* [WHAT NEEDS TO BE DONE]:
Write out the lines from the top of the material through the line with "const secondaryOutliers = [[1.94], [], []];", exactly and with nothing added.

* [SOURCE MATERIAL]:

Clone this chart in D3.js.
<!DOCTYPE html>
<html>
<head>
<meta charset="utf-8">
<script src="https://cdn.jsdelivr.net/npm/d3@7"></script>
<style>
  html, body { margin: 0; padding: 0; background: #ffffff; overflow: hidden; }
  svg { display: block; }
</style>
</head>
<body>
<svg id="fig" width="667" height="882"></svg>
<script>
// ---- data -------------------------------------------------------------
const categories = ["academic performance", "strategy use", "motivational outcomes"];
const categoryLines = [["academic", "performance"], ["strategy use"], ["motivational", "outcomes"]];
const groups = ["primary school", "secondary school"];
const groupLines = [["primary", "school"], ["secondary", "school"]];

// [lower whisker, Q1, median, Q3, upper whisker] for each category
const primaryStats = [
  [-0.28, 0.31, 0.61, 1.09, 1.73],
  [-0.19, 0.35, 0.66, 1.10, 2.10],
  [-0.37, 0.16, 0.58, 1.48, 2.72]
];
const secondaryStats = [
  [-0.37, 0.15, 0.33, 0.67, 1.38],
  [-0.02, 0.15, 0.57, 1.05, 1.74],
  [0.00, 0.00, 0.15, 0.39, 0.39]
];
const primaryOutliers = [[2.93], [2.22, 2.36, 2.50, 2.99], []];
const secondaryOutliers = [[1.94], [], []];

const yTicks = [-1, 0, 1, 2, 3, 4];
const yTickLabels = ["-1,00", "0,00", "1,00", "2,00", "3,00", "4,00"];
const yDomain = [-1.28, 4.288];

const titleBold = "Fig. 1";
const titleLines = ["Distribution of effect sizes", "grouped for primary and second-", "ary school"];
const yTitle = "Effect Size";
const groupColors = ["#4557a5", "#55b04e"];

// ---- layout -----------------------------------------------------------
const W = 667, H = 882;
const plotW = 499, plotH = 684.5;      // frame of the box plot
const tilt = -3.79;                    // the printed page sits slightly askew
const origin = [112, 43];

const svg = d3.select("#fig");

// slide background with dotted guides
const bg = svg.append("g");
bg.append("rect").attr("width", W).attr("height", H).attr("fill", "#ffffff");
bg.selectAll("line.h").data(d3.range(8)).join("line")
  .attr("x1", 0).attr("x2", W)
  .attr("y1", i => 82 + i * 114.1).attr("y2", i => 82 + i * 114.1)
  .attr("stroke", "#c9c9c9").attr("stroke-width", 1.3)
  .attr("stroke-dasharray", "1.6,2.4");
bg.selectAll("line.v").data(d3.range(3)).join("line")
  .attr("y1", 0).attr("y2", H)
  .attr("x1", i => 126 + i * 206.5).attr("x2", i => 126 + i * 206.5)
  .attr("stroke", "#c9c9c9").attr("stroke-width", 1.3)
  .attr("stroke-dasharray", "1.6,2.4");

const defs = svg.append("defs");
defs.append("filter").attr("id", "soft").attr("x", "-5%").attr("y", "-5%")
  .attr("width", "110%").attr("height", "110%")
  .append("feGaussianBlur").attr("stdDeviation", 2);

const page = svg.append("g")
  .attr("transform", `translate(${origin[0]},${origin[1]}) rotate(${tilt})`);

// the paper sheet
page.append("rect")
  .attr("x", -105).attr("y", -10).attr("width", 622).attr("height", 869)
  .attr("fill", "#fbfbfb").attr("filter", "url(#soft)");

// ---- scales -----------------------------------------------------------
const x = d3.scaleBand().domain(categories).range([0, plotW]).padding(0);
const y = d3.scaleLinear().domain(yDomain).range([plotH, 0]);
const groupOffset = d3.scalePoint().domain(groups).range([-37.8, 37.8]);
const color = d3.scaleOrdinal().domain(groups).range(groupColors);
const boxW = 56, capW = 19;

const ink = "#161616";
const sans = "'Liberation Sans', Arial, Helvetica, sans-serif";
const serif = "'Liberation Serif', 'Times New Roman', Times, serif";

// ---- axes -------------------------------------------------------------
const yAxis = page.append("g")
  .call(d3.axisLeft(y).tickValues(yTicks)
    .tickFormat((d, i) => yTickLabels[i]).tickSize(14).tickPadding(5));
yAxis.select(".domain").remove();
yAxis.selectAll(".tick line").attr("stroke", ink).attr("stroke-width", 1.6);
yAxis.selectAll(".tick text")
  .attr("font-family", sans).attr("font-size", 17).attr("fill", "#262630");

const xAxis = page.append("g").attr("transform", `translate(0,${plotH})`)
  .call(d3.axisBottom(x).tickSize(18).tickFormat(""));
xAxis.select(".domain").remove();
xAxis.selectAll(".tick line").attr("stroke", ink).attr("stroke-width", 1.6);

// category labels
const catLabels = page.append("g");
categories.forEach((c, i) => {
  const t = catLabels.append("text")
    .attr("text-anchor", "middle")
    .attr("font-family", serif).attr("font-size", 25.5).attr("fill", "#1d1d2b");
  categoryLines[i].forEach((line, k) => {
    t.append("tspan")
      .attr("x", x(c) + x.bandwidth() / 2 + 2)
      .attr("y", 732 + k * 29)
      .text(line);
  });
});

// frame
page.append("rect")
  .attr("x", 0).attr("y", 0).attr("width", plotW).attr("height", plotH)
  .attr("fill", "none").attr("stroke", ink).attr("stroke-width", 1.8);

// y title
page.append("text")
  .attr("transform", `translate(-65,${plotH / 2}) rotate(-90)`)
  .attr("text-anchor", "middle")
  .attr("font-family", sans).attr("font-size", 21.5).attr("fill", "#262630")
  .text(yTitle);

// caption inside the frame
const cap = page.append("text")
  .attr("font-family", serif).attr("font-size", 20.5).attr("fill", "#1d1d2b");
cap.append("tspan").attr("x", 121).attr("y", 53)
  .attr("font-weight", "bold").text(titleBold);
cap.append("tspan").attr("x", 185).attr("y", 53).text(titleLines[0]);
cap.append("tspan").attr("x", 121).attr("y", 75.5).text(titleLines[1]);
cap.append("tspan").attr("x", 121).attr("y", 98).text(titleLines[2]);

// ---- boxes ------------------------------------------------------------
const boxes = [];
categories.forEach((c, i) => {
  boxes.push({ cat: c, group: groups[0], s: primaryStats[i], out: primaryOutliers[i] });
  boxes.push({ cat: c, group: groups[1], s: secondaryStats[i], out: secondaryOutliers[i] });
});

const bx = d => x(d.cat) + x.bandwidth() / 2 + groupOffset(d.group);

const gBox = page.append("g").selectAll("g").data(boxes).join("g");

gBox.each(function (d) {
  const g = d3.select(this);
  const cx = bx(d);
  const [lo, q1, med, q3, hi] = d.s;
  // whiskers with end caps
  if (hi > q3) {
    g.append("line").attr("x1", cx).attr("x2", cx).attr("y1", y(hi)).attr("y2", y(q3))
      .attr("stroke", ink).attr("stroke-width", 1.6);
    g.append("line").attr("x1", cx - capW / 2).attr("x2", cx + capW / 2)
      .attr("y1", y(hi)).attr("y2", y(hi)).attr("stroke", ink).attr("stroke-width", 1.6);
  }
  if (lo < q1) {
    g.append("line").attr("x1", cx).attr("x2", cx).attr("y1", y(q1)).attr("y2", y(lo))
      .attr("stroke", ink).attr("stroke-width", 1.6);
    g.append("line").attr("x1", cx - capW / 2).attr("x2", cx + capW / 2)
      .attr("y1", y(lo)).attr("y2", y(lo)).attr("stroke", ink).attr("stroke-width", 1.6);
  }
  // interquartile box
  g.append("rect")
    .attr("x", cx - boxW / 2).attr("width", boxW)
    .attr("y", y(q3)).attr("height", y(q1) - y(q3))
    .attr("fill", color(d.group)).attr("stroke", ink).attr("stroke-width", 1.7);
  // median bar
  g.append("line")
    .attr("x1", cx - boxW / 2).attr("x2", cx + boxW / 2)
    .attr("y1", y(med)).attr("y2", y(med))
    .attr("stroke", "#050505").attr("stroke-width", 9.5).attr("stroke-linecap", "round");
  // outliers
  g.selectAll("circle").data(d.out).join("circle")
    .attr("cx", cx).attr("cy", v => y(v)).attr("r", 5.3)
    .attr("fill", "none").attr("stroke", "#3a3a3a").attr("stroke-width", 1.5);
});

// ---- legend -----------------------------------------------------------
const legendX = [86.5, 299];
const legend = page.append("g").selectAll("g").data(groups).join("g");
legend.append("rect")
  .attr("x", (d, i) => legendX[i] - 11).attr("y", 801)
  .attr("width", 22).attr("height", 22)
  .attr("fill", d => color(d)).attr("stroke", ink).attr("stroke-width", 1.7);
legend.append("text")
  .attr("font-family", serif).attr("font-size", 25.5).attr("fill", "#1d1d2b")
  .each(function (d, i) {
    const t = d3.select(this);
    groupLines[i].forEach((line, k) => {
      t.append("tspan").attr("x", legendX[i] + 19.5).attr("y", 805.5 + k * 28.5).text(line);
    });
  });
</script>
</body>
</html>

* [CORRECT ANSWER]:
Clone this chart in D3.js.
<!DOCTYPE html>
<html>
<head>
<meta charset="utf-8">
<script src="https://cdn.jsdelivr.net/npm/d3@7"></script>
<style>
  html, body { margin: 0; padding: 0; background: #ffffff; overflow: hidden; }
  svg { display: block; }
</style>
</head>
<body>
<svg id="fig" width="667" height="882"></svg>
<script>
// ---- data -------------------------------------------------------------
const categories = ["academic performance", "strategy use", "motivational outcomes"];
const categoryLines = [["academic", "performance"], ["strategy use"], ["motivational", "outcomes"]];
const groups = ["primary school", "secondary school"];
const groupLines = [["primary", "school"], ["secondary", "school"]];

// [lower whisker, Q1, median, Q3, upper whisker] for each category
const primaryStats = [
  [-0.28, 0.31, 0.61, 1.09, 1.73],
  [-0.19, 0.35, 0.66, 1.10, 2.10],
  [-0.37, 0.16, 0.58, 1.48, 2.72]
];
const secondaryStats = [
  [-0.37, 0.15, 0.33, 0.67, 1.38],
  [-0.02, 0.15, 0.57, 1.05, 1.74],
  [0.00, 0.00, 0.15, 0.39, 0.39]
];
const primaryOutliers = [[2.93], [2.22, 2.36, 2.50, 2.99], []];
const secondaryOutliers = [[1.94], [], []];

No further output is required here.